Although planar silicon sensors are commonly used for X-ray detection, they currently cannot be used by single photon counters at low energies due to their electronic noise being too high. A 1 keV-photon for instance, creates less than 300 electron-hole pairs. In this case, single photon counting detectors would require a noise lower than 30 electrons, which is still unachievable, and are therefore unusable in the low energy range. For soft X-rays, Low Gain Avalanche Detectors (LGAD), which amplify the signal in the sensor, are suitable to overcome this limitation.
Microstrip LGAD sensors, fabricated at FBK, are under investigation with X-rays of energies down to a few keV using both the Gotthard (charge-integrating) and the Mythen (single-photon-counting) readout chips. The LGAD sensors are 50 µm thick and have a strip-pitch of 150 µm, which is however not optimized for applications in photon science. Instead of a homogeneous layer, the charge multiplication region (also known as gain region) of the sensor is only below the implantation of each strip, with electrons being collected by the readout strips.

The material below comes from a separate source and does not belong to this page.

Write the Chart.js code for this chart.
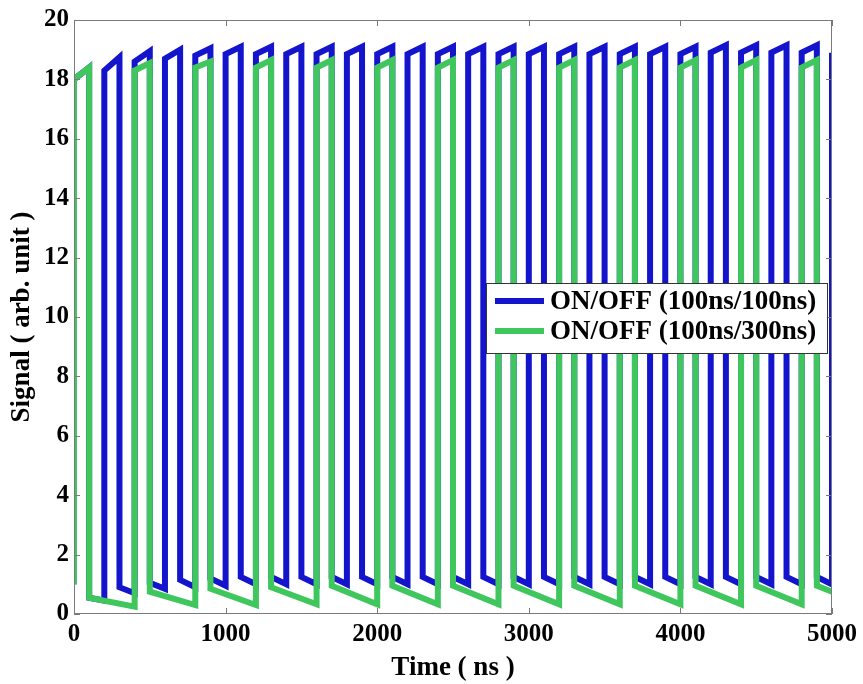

We found that X-ray photons with energies below 3 keV can be detected using the LGAD microstrips, suggesting a significant improvement compared to the minimum detectable energy of 8 keV of a planar silicon sensor of the same not optimized geometry.
The gain, electronic noise, signal-to-noise ratio as well as the fill factor of the sensor were characterized as a function of the bias voltage of the sensor and the results agree with simulation and design parameters.
The measurements show that LGADs are a promising technology for photon-counting detectors and fast charge-integrating detectors with the capability to decrease the minimum detectable photon energy.
We will present the first results of the characterisation of the LGAD sensors with X-rays and discuss the future developments based on the study of this work.